§ **Stated problem**
Reproduce the material below line by line, beginning with its first line and ending with the line that contains "const c2Min = cp2Ticks[cp2Ticks.length - 1];"; leave out pictures.

--- Dataset content ---

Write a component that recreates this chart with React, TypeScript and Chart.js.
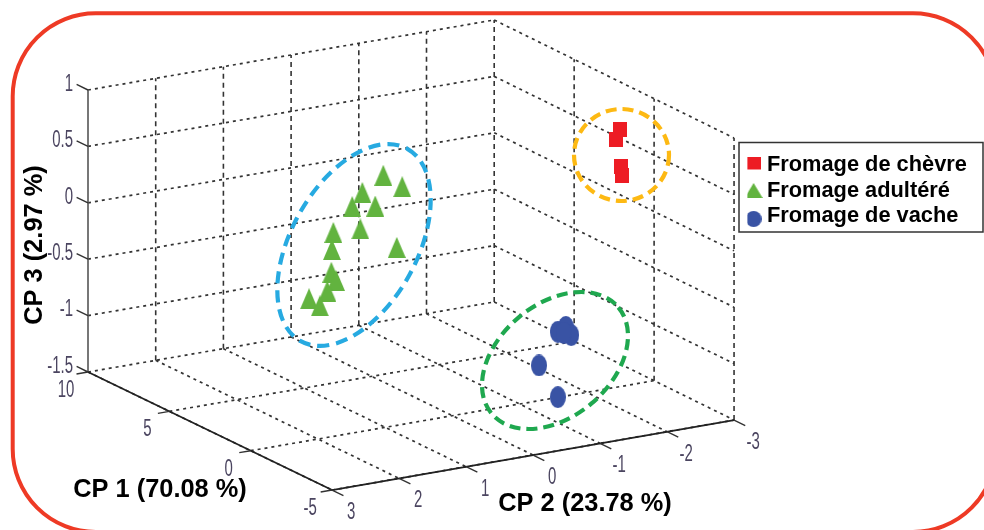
import React, { useEffect, useRef } from "react";
import { Chart, registerables } from "chart.js";

Chart.register(...registerables);

// Axis ticks
const cp1Ticks = [10, 5, 0, -5];
const cp2Ticks = [3, 2, 1, 0, -1, -2, -3];
const cp3Ticks = [1, 0.5, 0, -0.5, -1, -1.5];

// Fromage de chèvre
const chevreCP1 = [0, 0, 0, 0];
const chevreCP2 = [-2.49, -2.43, -2.51, -2.52];
const chevreCP3 = [0.78, 0.7, 0.45, 0.37];

// Fromage adultéré
const adultereCP1 = [6, 6, 6, 6, 6, 6, 6, 6, 6, 6, 6, 6, 6, 6];
const adultereCP2 = [-0.41, -0.69, -0.1, 0.05, -0.29, -0.07, -0.61, 0.33, 0.35, 0.36, 0.29, 0.42, 0.69, 0.53];
const adultereCP3 = [0.17, 0.04, 0.05, -0.06, -0.09, -0.27, -0.49, -0.26, -0.41, -0.61, -0.69, -0.77, -0.81, -0.89];

// Fromage de vache
const vacheCP1 = [-4, -4, -4, -4, -4, -4];
const vacheCP2 = [-0.61, -0.73, -0.81, -0.7, -0.33, -0.61];
const vacheCP3 = [-0.54, -0.51, -0.59, -0.56, -0.81, -1.12];

const seriesNames = ["Fromage de chèvre", "Fromage adultéré", "Fromage de vache"];
const axisTitles = ["CP 1 (70.08 %)", "CP 2 (23.78 %)", "CP 3 (2.97 %)"];

const SANS = '"Liberation Sans", Arial, sans-serif';
const W = 984;
const H = 530;

// Oblique projection of the 3D box on the page
function project(c1: number, c2: number, c3: number) {
  const a = 10 - c1;
  const b = 3 - c2;
  const k = 67 + (0.7 * (c1 + 5)) / 15;
  return {
    x: 88 + a * 16.27 + b * k,
    y: 372 + a * 7.87 - b * 11.67 - (c3 + 1.5) * 112.8,
  };
}

const gap = { x: null as any, y: null as any };
const zMin = cp3Ticks[cp3Ticks.length - 1];
const zMax = cp3Ticks[0];
const c1Max = cp1Ticks[0];
const c1Min = cp1Ticks[cp1Ticks.length - 1];
const c2Max = cp2Ticks[0];
const c2Min = cp2Ticks[cp2Ticks.length - 1];

function segs(list: [number, number, number, number, number, number][]) {
  const out: any[] = [];
  list.forEach(([a, b, c, d, e, f]) => {
    out.push(project(a, b, c), project(d, e, f), gap);
  });
  return out;
}

function along(xs: number[], fn: (v: number) => [number, number, number, number, number, number]) {
  return xs.map(fn);
}

const flatGrid = segs([
  ...along(cp3Ticks, (z) => [c1Max, c2Max, z, c1Max, c2Min, z]),
  ...along(cp3Ticks, (z) => [c1Max, c2Min, z, c1Min, c2Min, z]),
  ...along(cp1Ticks, (v) => [v, c2Max, zMin, v, c2Min, zMin]),
  ...along(cp2Ticks, (v) => [c1Max, v, zMin, c1Min, v, zMin]),
]);

const verticalGrid = segs([
  ...along(cp2Ticks.slice(1), (v) => [c1Max, v, zMin, c1Max, v, zMax]),
  ...along(cp1Ticks.slice(1), (v) => [v, c2Min, zMin, v, c2Min, zMax]),
]);

const zAxis = segs([[c1Max, c2Max, zMin, c1Max, c2Max, zMax]]);
const floorAxes = segs([
  [c1Max, c2Max, zMin, c1Min, c2Max, zMin],
  [c1Min, c2Max, zMin, c1Min, c2Min, zMin],
]);
const tickMarks = segs([
  ...along(cp3Ticks, (z) => [c1Max, c2Max, z, c1Max + 0.7, c2Max, z]),
  ...along(cp1Ticks, (v) => [v, c2Max, zMin, v, c2Max + 0.17, zMin]),
  ...along(cp2Ticks, (v) => [c1Min, v, zMin, c1Min - 0.7, v, zMin]),
]);

function pts(a: number[], b: number[], c: number[]) {
  return a.map((v, i) => project(v, b[i], c[i]));
}

function sprite(w: number, h: number, draw: (c: CanvasRenderingContext2D) => void) {
  const cv = document.createElement("canvas");
  cv.width = w;
  cv.height = h;
  const c = cv.getContext("2d")!;
  draw(c);
  return cv;
}

function tri(w: number, h: number, color: string) {
  return sprite(w, h, (c) => {
    c.fillStyle = color;
    c.beginPath();
    c.moveTo(w / 2, 0);
    c.lineTo(w, h);
    c.lineTo(0, h);
    c.closePath();
    c.fill();
  });
}

function oval(w: number, h: number, dy: number, color: string) {
  return sprite(w, h + Math.abs(dy) * 2, (c) => {
    c.fillStyle = color;
    c.beginPath();
    c.ellipse(w / 2, h / 2 + Math.abs(dy) + dy, w / 2, h / 2, 0, 0, Math.PI * 2);
    c.fill();
  });
}

function box(w: number, h: number, dy: number, color: string) {
  return sprite(w, h + Math.abs(dy) * 2, (c) => {
    c.fillStyle = color;
    c.fillRect(0, Math.abs(dy) + dy, w, h);
  });
}

const RED = "#ed1c24";
const GREEN = "#62b33f";
const BLUE = "#3953a4";

const framePlugin = {
  id: "frame",
  afterLayout(chart: any) {
    const l = chart.legend;
    l.left = 747.4;
    l.right = 983;
    l.top = 150.4;
    l.bottom = 232;
  },
  beforeDraw(chart: any) {
    const c = chart.ctx;
    c.save();
    c.strokeStyle = "#333333";
    c.lineWidth = 1.5;
    c.strokeRect(739, 142.5, 244, 89.5);
    c.restore();
  },
  afterDatasetsDraw(chart: any) {
    const c = chart.ctx;
    const sx = chart.scales.x;
    const sy = chart.scales.y;

    const ell = (cx: number, cy: number, a: number, b: number, deg: number, color: string, dash: number[]) => {
      c.save();
      c.strokeStyle = color;
      c.lineWidth = 4.2;
      c.setLineDash(dash);
      c.beginPath();
      c.ellipse(sx.getPixelForValue(cx), sy.getPixelForValue(cy), a, b, (deg * Math.PI) / 180, 0, Math.PI * 2);
      c.stroke();
      c.restore();
    };
    ell(354, 245, 110, 63, -61, "#27aae1", [12, 7]);
    ell(621.5, 155, 47.5, 46, 0, "#fdb913", [11, 6]);
    ell(555, 360.5, 82.7, 56.4, -40, "#1fa84f", [11, 6]);

    const label = (text: string, x: number, y: number, align: CanvasTextAlign) => {
      c.save();
      c.translate(x, y + 1.5);
      c.scale(0.65, 1);
      c.font = `23px ${SANS}`;
      c.fillStyle = "#4b4560";
      c.textAlign = align;
      c.textBaseline = "middle";
      c.fillText(text, 0, 0);
      c.restore();
    };
    cp3Ticks.forEach((v) => {
      const p = project(c1Max, c2Max, v);
      label(String(v), 73, p.y - 7, "right");
    });
    cp1Ticks.forEach((v) => {
      const p = project(v, c2Max, zMin);
      label(String(v), p.x - 22, p.y + 17, "center");
    });
    cp2Ticks.forEach((v) => {
      const p = project(c1Min, v, zMin);
      label(String(v), p.x + 19, p.y + 21, "center");
    });

    c.save();
    c.font = `bold 25.4px ${SANS}`;
    c.fillStyle = "#000000";
    c.textAlign = "center";
    c.textBaseline = "middle";
    c.fillText(axisTitles[0], 160, 490);
    c.fillText(axisTitles[1], 585, 504);
    c.translate(35, 245);
    c.rotate(-Math.PI / 2);
    c.fillText(axisTitles[2], 0, 0);
    c.restore();
  },
  afterDraw(chart: any) {
    const c = chart.ctx;
    c.save();
    c.strokeStyle = "#ee3a25";
    c.lineWidth = 4;
    c.beginPath();
    (c as any).roundRect(12.7, 13.3, 983.3, 518.7, 83);
    c.stroke();
    c.restore();
  },
};

export default function App() {
  const ref = useRef<HTMLCanvasElement>(null);

  useEffect(() => {
    const line = (data: any[], color: string, width: number, dash: number[]) => ({
      data,
      showLine: true,
      spanGaps: false,
      borderColor: color,
      borderWidth: width,
      borderDash: dash,
      pointRadius: 0,
      pointHoverRadius: 0,
    });
    const markers = (label: string, data: any[], style: any, key: any) => ({
      label,
      data,
      pointStyle: style,
      legendStyle: key,
      pointBackgroundColor: "#000",
      showLine: false,
    });

    const chart = new Chart(ref.current!, {
      type: "scatter",
      data: {
        datasets: [
          markers(seriesNames[0], pts(chevreCP1, chevreCP2, chevreCP3), box(14, 15, 0, RED), box(14, 13, -2, RED)),
          markers(seriesNames[1], pts(adultereCP1, adultereCP2, adultereCP3), tri(18, 21, GREEN), tri(18, 15, GREEN)),
          markers(seriesNames[2], pts(vacheCP1, vacheCP2, vacheCP3), oval(16, 22, 0, BLUE), oval(16, 16, 3, BLUE)),
          line(tickMarks, "#333333", 1.4, []),
          line(floorAxes, "#222222", 1.8, []),
          line(zAxis, "#555555", 1.6, []),
          line(verticalGrid, "#333333", 1.6, [5, 4]),
          line(flatGrid, "#333333", 1.7, [3, 4]),
        ] as any,
      },
      options: {
        animation: false,
        responsive: false,
        maintainAspectRatio: false,
        layout: { padding: 0, autoPadding: false },
        events: [],
        scales: {
          x: { type: "linear", display: false, min: 0, max: W },
          y: { type: "linear", display: false, min: 0, max: H, reverse: true },
        },
        plugins: {
          title: { display: false },
          tooltip: { enabled: false },
          legend: {
            display: true,
            position: "chartArea" as any,
            align: "start",
            labels: {
              usePointStyle: true,
              pointStyleWidth: 5,
              padding: 3.7,
              color: "#000000",
              font: { family: SANS, size: 21.8, weight: "bold", lineHeight: 1 },
              generateLabels(c: any) {
                return c.data.datasets
                  .map((d: any, i: number) => ({ d, i }))
                  .filter((o: any) => o.d.legendStyle)
                  .map((o: any) => ({
                    text: o.d.label,
                    datasetIndex: o.i,
                    pointStyle: o.d.legendStyle,
                    fillStyle: "#000",
                    strokeStyle: "#000",
                    fontColor: "#000000",
                    lineWidth: 0,
                    hidden: false,
                  }));
              },
            },
          },
        },
      },
      plugins: [framePlugin],
    } as any);
    return () => chart.destroy();
  }, []);

  return (
    <div style={{ position: "absolute", left: 0, top: 0, width: W, height: H, overflow: "hidden", background: "#fff" }}>
      <canvas ref={ref} width={W} height={H} style={{ display: "block" }} />
    </div>
  );
}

---

§ **Output**
Write a component that recreates this chart with React, TypeScript and Chart.js.
import React, { useEffect, useRef } from "react";
import { Chart, registerables } from "chart.js";

Chart.register(...registerables);

// Axis ticks
const cp1Ticks = [10, 5, 0, -5];
const cp2Ticks = [3, 2, 1, 0, -1, -2, -3];
const cp3Ticks = [1, 0.5, 0, -0.5, -1, -1.5];

// Fromage de chèvre
const chevreCP1 = [0, 0, 0, 0];
const chevreCP2 = [-2.49, -2.43, -2.51, -2.52];
const chevreCP3 = [0.78, 0.7, 0.45, 0.37];

// Fromage adultéré
const adultereCP1 = [6, 6, 6, 6, 6, 6, 6, 6, 6, 6, 6, 6, 6, 6];
const adultereCP2 = [-0.41, -0.69, -0.1, 0.05, -0.29, -0.07, -0.61, 0.33, 0.35, 0.36, 0.29, 0.42, 0.69, 0.53];
const adultereCP3 = [0.17, 0.04, 0.05, -0.06, -0.09, -0.27, -0.49, -0.26, -0.41, -0.61, -0.69, -0.77, -0.81, -0.89];

// Fromage de vache
const vacheCP1 = [-4, -4, -4, -4, -4, -4];
const vacheCP2 = [-0.61, -0.73, -0.81, -0.7, -0.33, -0.61];
const vacheCP3 = [-0.54, -0.51, -0.59, -0.56, -0.81, -1.12];

const seriesNames = ["Fromage de chèvre", "Fromage adultéré", "Fromage de vache"];
const axisTitles = ["CP 1 (70.08 %)", "CP 2 (23.78 %)", "CP 3 (2.97 %)"];

const SANS = '"Liberation Sans", Arial, sans-serif';
const W = 984;
const H = 530;

// Oblique projection of the 3D box on the page
function project(c1: number, c2: number, c3: number) {
  const a = 10 - c1;
  const b = 3 - c2;
  const k = 67 + (0.7 * (c1 + 5)) / 15;
  return {
    x: 88 + a * 16.27 + b * k,
    y: 372 + a * 7.87 - b * 11.67 - (c3 + 1.5) * 112.8,
  };
}

const gap = { x: null as any, y: null as any };
const zMin = cp3Ticks[cp3Ticks.length - 1];
const zMax = cp3Ticks[0];
const c1Max = cp1Ticks[0];
const c1Min = cp1Ticks[cp1Ticks.length - 1];
const c2Max = cp2Ticks[0];
const c2Min = cp2Ticks[cp2Ticks.length - 1];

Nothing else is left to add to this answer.